-------- GIVEN RECORDS --------

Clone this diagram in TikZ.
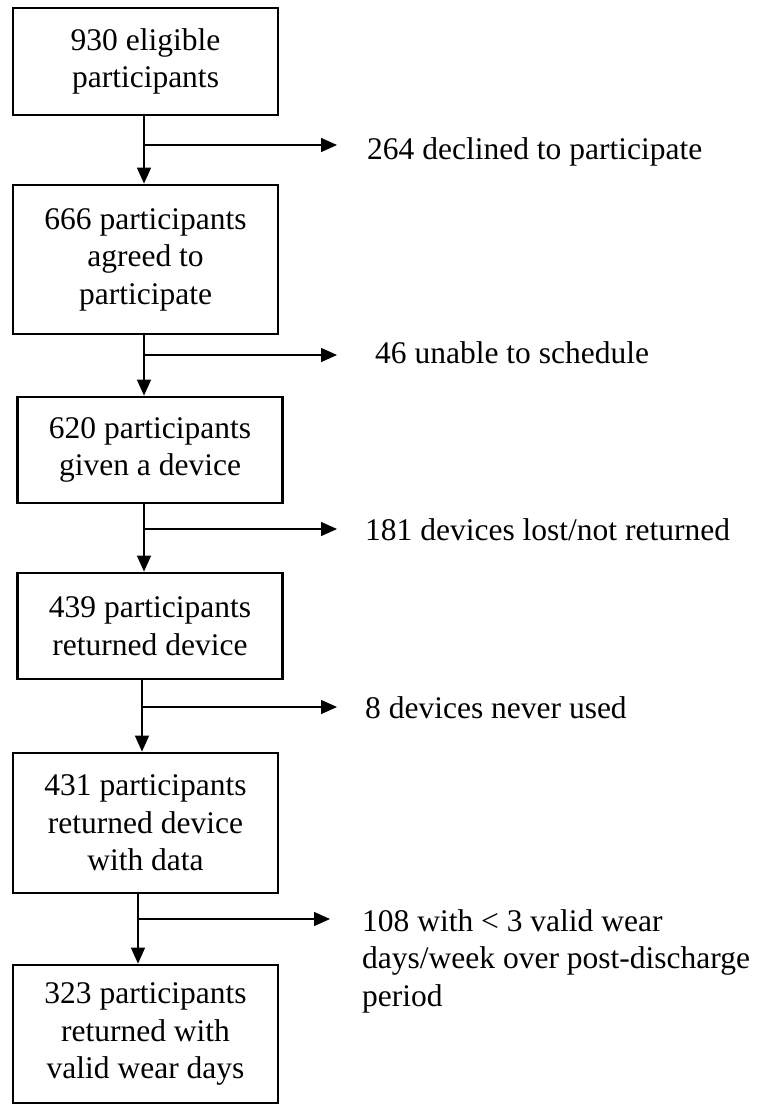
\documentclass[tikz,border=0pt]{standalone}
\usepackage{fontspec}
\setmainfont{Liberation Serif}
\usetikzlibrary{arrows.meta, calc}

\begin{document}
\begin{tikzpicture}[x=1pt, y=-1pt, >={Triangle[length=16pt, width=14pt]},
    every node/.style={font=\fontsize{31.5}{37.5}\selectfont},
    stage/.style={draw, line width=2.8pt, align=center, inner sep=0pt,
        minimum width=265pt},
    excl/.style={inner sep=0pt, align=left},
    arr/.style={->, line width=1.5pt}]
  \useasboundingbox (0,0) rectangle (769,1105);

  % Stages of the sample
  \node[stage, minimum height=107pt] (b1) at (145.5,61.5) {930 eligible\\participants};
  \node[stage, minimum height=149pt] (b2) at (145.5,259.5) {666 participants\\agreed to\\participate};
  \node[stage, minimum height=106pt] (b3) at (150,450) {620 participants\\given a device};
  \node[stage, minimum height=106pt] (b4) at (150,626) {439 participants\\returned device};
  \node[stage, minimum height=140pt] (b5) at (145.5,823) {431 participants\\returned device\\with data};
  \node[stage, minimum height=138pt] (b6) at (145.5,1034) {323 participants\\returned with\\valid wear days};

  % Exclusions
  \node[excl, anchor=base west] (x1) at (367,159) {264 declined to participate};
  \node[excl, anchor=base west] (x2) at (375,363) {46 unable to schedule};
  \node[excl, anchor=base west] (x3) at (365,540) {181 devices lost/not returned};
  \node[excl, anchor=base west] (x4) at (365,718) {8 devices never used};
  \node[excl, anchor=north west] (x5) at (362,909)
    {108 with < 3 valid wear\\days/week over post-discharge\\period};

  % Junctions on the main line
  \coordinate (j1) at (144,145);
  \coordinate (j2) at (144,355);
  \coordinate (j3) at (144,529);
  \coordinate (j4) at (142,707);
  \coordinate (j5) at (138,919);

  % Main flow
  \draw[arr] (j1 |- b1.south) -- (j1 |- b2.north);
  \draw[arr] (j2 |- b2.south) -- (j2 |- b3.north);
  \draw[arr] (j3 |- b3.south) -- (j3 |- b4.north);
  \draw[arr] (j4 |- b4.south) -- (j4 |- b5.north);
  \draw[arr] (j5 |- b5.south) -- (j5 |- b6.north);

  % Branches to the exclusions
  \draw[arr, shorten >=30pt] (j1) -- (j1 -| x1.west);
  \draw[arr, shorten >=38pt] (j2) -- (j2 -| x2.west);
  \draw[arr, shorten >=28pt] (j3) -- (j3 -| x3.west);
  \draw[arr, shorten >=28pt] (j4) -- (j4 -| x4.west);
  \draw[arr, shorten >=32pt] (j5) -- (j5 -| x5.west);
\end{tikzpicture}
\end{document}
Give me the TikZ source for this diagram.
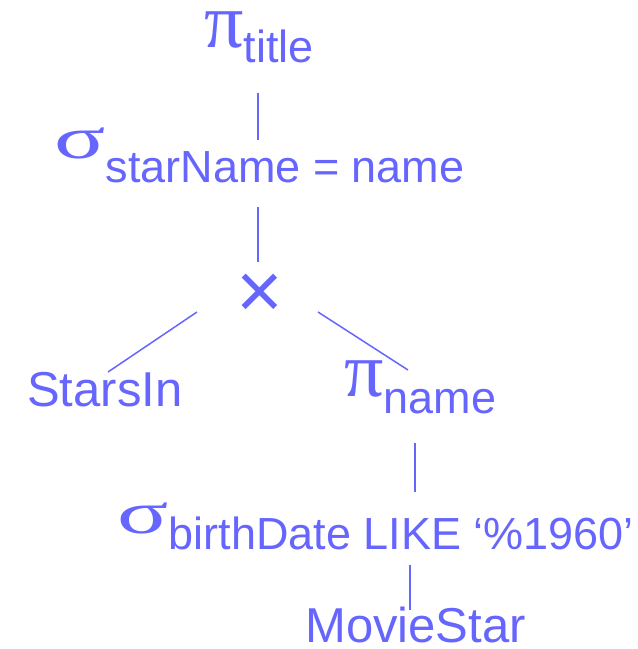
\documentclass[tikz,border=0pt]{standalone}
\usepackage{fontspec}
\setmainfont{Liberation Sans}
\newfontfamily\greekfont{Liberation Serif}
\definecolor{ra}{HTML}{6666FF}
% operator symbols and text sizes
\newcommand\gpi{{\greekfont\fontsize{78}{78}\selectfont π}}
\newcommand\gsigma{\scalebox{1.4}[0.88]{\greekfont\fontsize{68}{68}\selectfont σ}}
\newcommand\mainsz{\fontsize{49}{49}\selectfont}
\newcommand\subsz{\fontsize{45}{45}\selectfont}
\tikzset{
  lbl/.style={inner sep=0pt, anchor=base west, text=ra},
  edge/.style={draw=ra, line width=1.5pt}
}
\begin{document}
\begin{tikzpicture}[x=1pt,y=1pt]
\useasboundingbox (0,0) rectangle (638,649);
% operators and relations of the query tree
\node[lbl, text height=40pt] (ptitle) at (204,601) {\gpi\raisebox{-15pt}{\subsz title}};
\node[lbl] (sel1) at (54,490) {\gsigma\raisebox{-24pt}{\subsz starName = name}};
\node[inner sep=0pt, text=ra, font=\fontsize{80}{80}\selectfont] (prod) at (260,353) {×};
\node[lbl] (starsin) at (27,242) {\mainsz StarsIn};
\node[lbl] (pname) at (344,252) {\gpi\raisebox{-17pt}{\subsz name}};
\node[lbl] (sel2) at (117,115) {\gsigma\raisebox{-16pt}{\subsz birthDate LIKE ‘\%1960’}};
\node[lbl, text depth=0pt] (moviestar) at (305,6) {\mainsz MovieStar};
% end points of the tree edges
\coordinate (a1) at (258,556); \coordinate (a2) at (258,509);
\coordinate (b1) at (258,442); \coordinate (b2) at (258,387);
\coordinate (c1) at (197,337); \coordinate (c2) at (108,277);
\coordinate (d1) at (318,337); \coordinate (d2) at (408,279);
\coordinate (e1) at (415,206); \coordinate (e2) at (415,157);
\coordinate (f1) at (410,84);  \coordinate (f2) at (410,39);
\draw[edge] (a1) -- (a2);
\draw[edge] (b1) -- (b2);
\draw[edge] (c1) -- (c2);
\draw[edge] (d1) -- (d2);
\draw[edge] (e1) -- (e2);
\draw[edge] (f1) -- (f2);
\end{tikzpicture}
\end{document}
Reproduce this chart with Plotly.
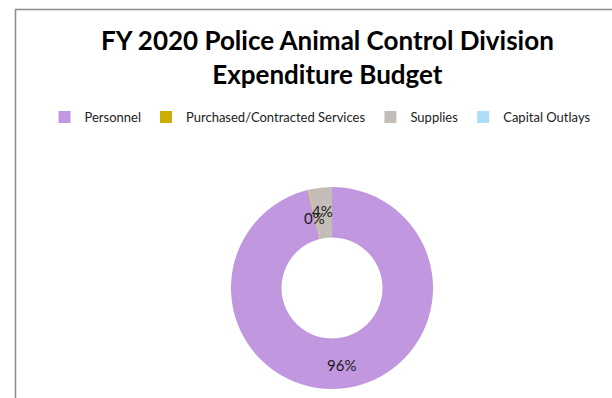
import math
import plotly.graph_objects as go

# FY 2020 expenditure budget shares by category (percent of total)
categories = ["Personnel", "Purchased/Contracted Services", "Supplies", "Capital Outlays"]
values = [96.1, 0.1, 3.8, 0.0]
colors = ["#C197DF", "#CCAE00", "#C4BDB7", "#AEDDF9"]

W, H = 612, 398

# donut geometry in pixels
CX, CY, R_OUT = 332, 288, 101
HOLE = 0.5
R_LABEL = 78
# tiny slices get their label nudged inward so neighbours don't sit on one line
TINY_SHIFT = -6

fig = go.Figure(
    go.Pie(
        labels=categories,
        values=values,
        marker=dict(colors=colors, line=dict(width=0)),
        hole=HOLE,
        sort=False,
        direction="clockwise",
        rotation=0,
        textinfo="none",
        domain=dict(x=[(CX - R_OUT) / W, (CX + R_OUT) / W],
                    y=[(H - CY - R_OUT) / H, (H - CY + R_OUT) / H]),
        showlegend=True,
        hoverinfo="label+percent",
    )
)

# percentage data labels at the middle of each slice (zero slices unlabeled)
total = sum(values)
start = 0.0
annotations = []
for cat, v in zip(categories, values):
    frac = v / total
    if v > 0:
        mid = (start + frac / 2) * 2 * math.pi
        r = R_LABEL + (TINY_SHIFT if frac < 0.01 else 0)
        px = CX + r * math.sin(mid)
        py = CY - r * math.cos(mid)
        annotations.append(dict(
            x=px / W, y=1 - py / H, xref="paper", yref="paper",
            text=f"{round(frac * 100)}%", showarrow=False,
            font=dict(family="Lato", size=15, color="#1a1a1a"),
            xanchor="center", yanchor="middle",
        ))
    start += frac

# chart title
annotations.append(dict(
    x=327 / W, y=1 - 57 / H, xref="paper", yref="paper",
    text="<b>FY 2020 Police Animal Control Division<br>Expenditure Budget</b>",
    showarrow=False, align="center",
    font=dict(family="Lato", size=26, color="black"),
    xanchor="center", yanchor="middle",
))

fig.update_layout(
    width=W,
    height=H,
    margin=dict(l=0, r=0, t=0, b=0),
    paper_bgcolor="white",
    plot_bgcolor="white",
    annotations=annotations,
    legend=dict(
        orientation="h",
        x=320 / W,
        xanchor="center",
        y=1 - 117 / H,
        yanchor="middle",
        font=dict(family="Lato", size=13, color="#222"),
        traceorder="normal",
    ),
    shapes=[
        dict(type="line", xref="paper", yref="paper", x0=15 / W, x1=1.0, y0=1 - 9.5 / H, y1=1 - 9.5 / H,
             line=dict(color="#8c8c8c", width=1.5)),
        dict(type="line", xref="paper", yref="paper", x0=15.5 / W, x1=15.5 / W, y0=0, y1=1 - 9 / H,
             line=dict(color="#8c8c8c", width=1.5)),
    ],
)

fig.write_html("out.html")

--------

> **PROBLEM TO WORK ON**: Restate word for word only the lines from where the entries begin through the one with "(0,0) rectangle (769,1105);"; omit the pictures.

> **OUTPUT FOR THIS EXERCISE**:
Clone this diagram in TikZ.
\documentclass[tikz,border=0pt]{standalone}
\usepackage{fontspec}
\setmainfont{Liberation Serif}
\usetikzlibrary{arrows.meta, calc}

\begin{document}
\begin{tikzpicture}[x=1pt, y=-1pt, >={Triangle[length=16pt, width=14pt]},
    every node/.style={font=\fontsize{31.5}{37.5}\selectfont},
    stage/.style={draw, line width=2.8pt, align=center, inner sep=0pt,
        minimum width=265pt},
    excl/.style={inner sep=0pt, align=left},
    arr/.style={->, line width=1.5pt}]
  \useasboundingbox (0,0) rectangle (769,1105);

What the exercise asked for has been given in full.